Pesquisadores da Universidade de São Paulo e da Embrapa Instrumentação desenvolveram um biossensor descartável de baixo custo capaz de detectar com alta sensibilidade o fator neurotrófico derivado do cérebro (BDNF) – uma proteína associada a transtornos mentais como depressão, esquizofrenia e bipolaridade – em amostras de saliva humana.
A partir de uma tira flexível com eletrodos serigrafados e funcionalizados, o dispositivo realiza a detecção do BDNF por meio da formação de imunocomplexos, que alteram as propriedades eletroquímicas da superfície. A leitura é feita usando espectroscopia de impedância eletroquímica, método que exige apenas 100 μL de saliva sem qualquer preparo prévio.
O biossensor obteve uma ampla faixa de detecção, indo de 1,0 × 10⁻²⁰ até 1,0 × 10⁻¹⁰ g/mL – cobrindo níveis muito abaixo e acima dos normalmente encontrados na saliva de pacientes saudáveis. Esse intervalo permite o uso tanto em casos clínicos quanto para o monitoramento de indivíduos assintomáticos. A capacidade de detectar concentrações tão baixas é resultado da combinação de nanoesferas ocas de carbono (CSSs), polietilenoimina (PEI) e glutaraldeído na estrutura do sensor.
Em testes com saliva coletada de voluntários saudáveis, o sensor mostrou alta seletividade frente a interferentes presentes no fluido oral, excelente reprodutibilidade e foi capaz de manter 90% de sua resposta analítica após sete dias de armazenamento a 4 ºC. A vida útil estimada chega a 30 dias. Todos os testes foram conduzidos com aprovação ética, utilizando um protocolo validado.
Com custo unitário estimado em US$ 2,19 (sem considerar mão de obra ou equipamentos), o sensor pode se conectar a um equipamento portátil via Bluetooth, permitindo que os dados sejam visualizados em tempo real em um smartphone. Essa portabilidade fortalece seu potencial para triagens domiciliares, monitoramento terapêutico e uso em locais com infraestrutura limitada.
Do ponto de vista da sustentabilidade, o dispositivo obteve notas de 76 na métrica Analytical Eco-Scale e 0,75 na AGREE – ambas indicando excelente desempenho ambiental. A avaliação combinada de impacto ambiental e aplicabilidade pelo BAGI resultou em uma pontuação de 70, acima da marca mínima recomendada para métodos práticos. Destaque-se que o uso de materiais como glucose, CSS e polímeros simples elimina a dependência de metais pesados ou soluções tóxicas presentes em muitos sensores da literatura.

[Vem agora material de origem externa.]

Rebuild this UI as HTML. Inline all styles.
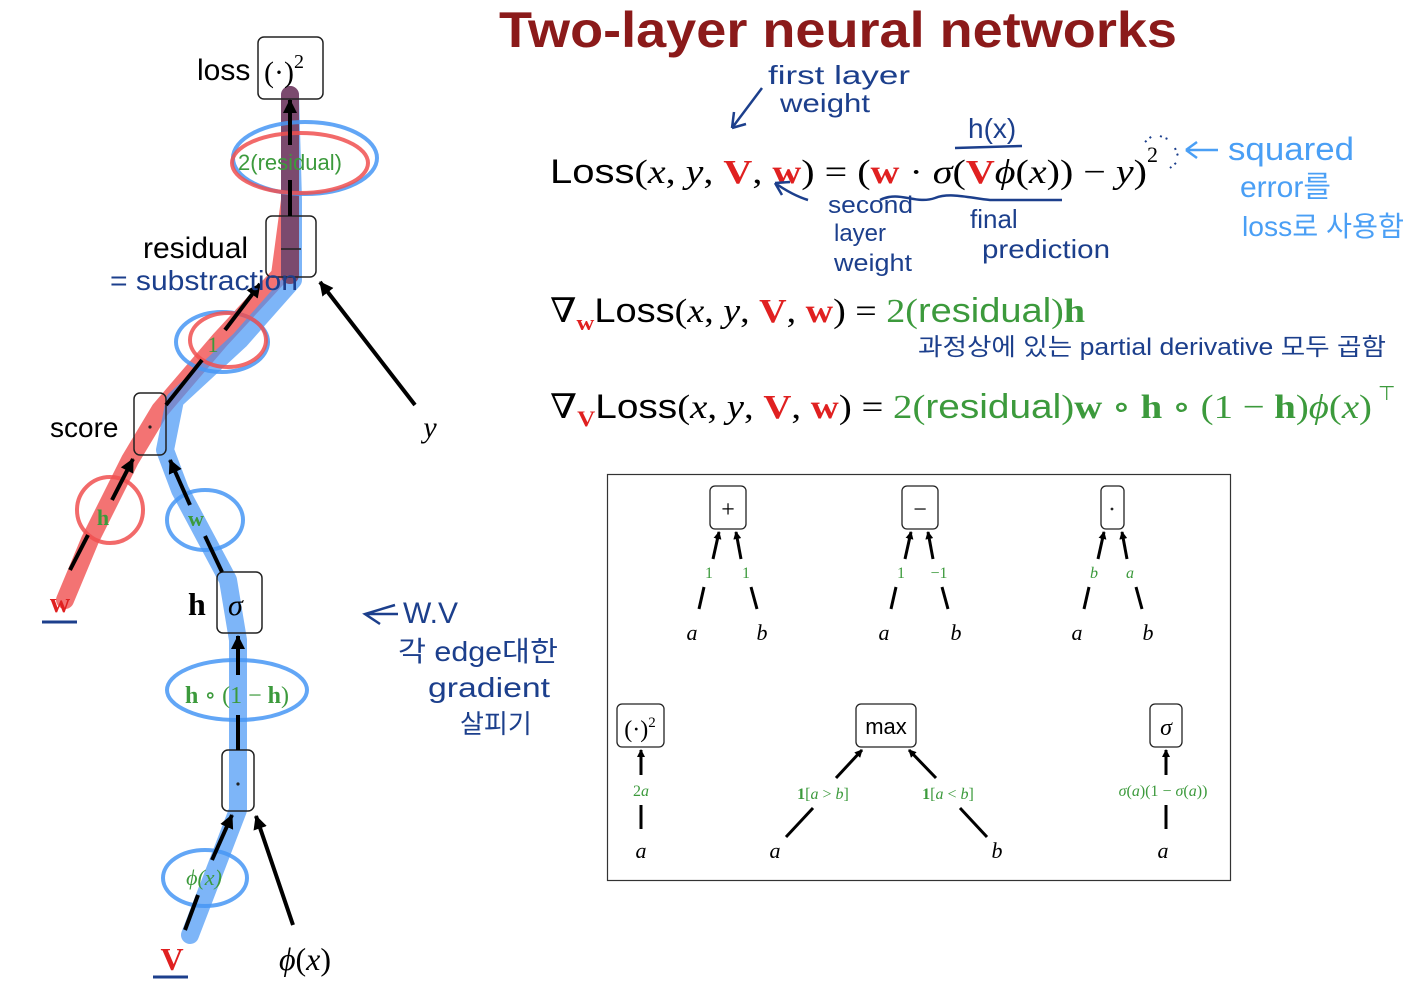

Comparado a outras tecnologias, o imunossensor demonstrou superioridade na sensibilidade e um alcance dinâmico mais amplo, sendo o único validado até o momento para uso com amostras de saliva humana e em formato descartável e portátil. Técnicas tradicionais como ELISA, eletroquimioluminescência e HPLC continuam relevantes, mas não apresentam a mesma rapidez e simplicidade de execução, além de exigir laboratórios especializados.
Os autores apontam que a plataforma pode ser expandida para testes multiplexados com diferentes biomarcadores, servindo como base para tecnologias voltadas à medicina personalizada. Segundo eles, o crescimento dos casos de transtornos mentais, especialmente após a pandemia de COVID-19, reforça a importância de ferramentas acessíveis e descentralizadas para rastreamento precoce e acompanhamento terapêutico individualizado.
Os próximos passos da equipe incluem o depósito de patente e possíveis colaborações para produção em escala do biossensor. Embora os dados sejam promissores em contexto laboratorial, testes clínicos mais amplos ainda são necessários para homologação em protocolos médicos formais.
O trabalho foi liderado por Paulo A. Raymundo-Pereira, do Instituto de Física de São Carlos (IFSC-USP), com coautoria de Nathalia O. Gomes, Marcelo L. Calegaro, Luiz Henrique C. Mattoso, Sergio A. S. Machado e Osvaldo N. Oliveira Jr.